PROBLEM TO SOLVE:
Return each line that holds the word "this".
####################
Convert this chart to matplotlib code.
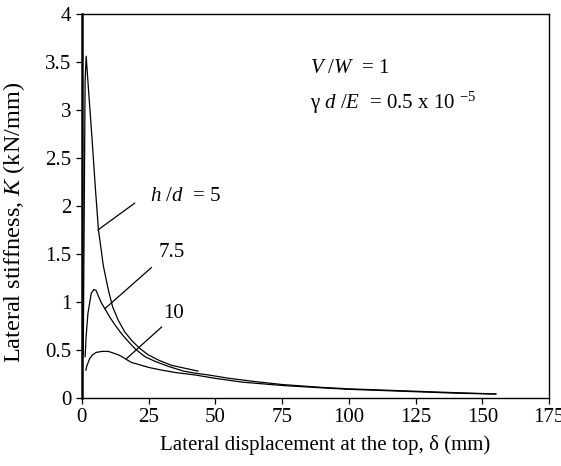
import matplotlib
matplotlib.use('Agg')
import matplotlib.pyplot as plt

plt.rcParams['font.family'] = ['Liberation Serif', 'DejaVu Serif']
plt.rcParams['mathtext.fontset'] = 'custom'
plt.rcParams['mathtext.rm'] = 'Liberation Serif'
plt.rcParams['mathtext.it'] = 'Liberation Serif:italic'

h5_x = [0.5, 1.2, 1.6, 2.5, 3.9, 5.0, 6.2, 6.7, 8, 9.9, 11.5, 13.6, 16, 18.6,
        21.5, 24.8, 29, 33.6, 38.5, 43.5]
h5_k = [0.45, 3.3, 3.56, 3.2, 2.66, 2.2, 1.75, 1.65, 1.38, 1.125, 0.95, 0.81,
        0.69, 0.60, 0.52, 0.45, 0.39, 0.34, 0.31, 0.28]

h75_x = [1.2, 1.6, 2.25, 3.5, 4.5, 5.3, 6.2, 7.3, 8.6, 10.5, 12.4, 14.8, 17.3,
         20, 23.6, 27.5, 32.3, 38, 42, 47.3, 55, 65, 75, 90, 100, 115, 125,
         140, 155]
h75_k = [0.43, 0.65, 0.88, 1.09, 1.13, 1.12, 1.06, 0.99, 0.93, 0.84, 0.76, 0.67,
         0.59, 0.51, 0.43, 0.38, 0.33, 0.28, 0.26, 0.24, 0.205, 0.17, 0.14,
         0.11, 0.095, 0.08, 0.07, 0.055, 0.042]

h10_x = [1.5, 1.8, 2.9, 4, 5.4, 7.5, 9.9, 11.5, 13.6, 15.3, 16.7, 18.6, 20.5,
         22.3, 25.5, 29.9, 35, 42.3, 49.8, 60, 75, 90, 100, 115, 125, 140, 155]
h10_k = [0.29, 0.33, 0.41, 0.45, 0.475, 0.485, 0.485, 0.47, 0.45, 0.425, 0.40,
         0.37, 0.355, 0.34, 0.315, 0.29, 0.265, 0.24, 0.205, 0.165, 0.13, 0.105,
         0.09, 0.075, 0.065, 0.05, 0.04]

fig = plt.figure(figsize=(5.61, 4.66), dpi=100)
ax = fig.add_axes([0.146, 0.146, 0.833, 0.824])

for xs, ks in [(h5_x, h5_k), (h75_x, h75_k), (h10_x, h10_k)]:
    ax.plot(xs, ks, color='black', lw=0.9)

# curve labels with leader lines
fs = 15
line = dict(arrowstyle='-', color='black', lw=0.9, shrinkA=0, shrinkB=0)
ax.annotate('', xy=(6.0, 1.75), xytext=(19.8, 2.03), arrowprops=line)
ax.text(25.5, 2.1, '$h$ /$d$  = 5', fontsize=fs, va='center', ha='left')
ax.annotate('', xy=(8.6, 0.93), xytext=(26.1, 1.36), arrowprops=line)
ax.text(28.6, 1.52, '7.5', fontsize=fs, va='center', ha='left')
ax.annotate('', xy=(16.7, 0.41), xytext=(29.9, 0.74), arrowprops=line)
ax.text(30.5, 0.88, '10', fontsize=fs, va='center', ha='left')

ax.text(85.4, 3.43, '$V$ /$W$  = 1', fontsize=fs, va='center', ha='left')
ax.text(85.4, 3.07, 'γ $d$ /$E$  = 0.5 x 10 $^{-5}$', fontsize=fs,
        va='center', ha='left')

ax.set_xlim(0, 175)
ax.set_ylim(0, 4)
ax.set_xticks([0, 25, 50, 75, 100, 125, 150, 175])
ax.set_yticks([0, 0.5, 1, 1.5, 2, 2.5, 3, 3.5, 4])
ax.set_yticklabels(['0', '0.5', '1', '1.5', '2', '2.5', '3', '3.5', '4'])
ax.tick_params(direction='out', length=4, width=0.9, labelsize=fs)
for s in ax.spines.values():
    s.set_linewidth(1.0)
ax.spines['left'].set_linewidth(1.8)

ax.set_xlabel('Lateral displacement at the top, δ (mm)', fontsize=fs)
ax.set_ylabel('Lateral stiffness, $K$ (kN/mm)', fontsize=17.5)
ax.xaxis.set_label_coords(0.52, -0.096)
ax.yaxis.set_label_coords(-0.118, 0.456)

fig.savefig('out.png', dpi=100)
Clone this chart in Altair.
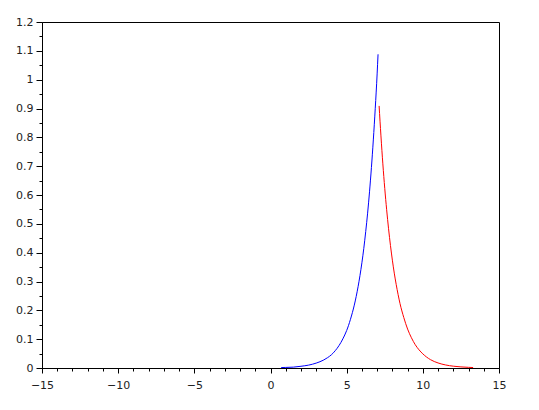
####################
SOLVED PROBLEM:
Convert this chart to matplotlib code.
Clone this chart in Altair.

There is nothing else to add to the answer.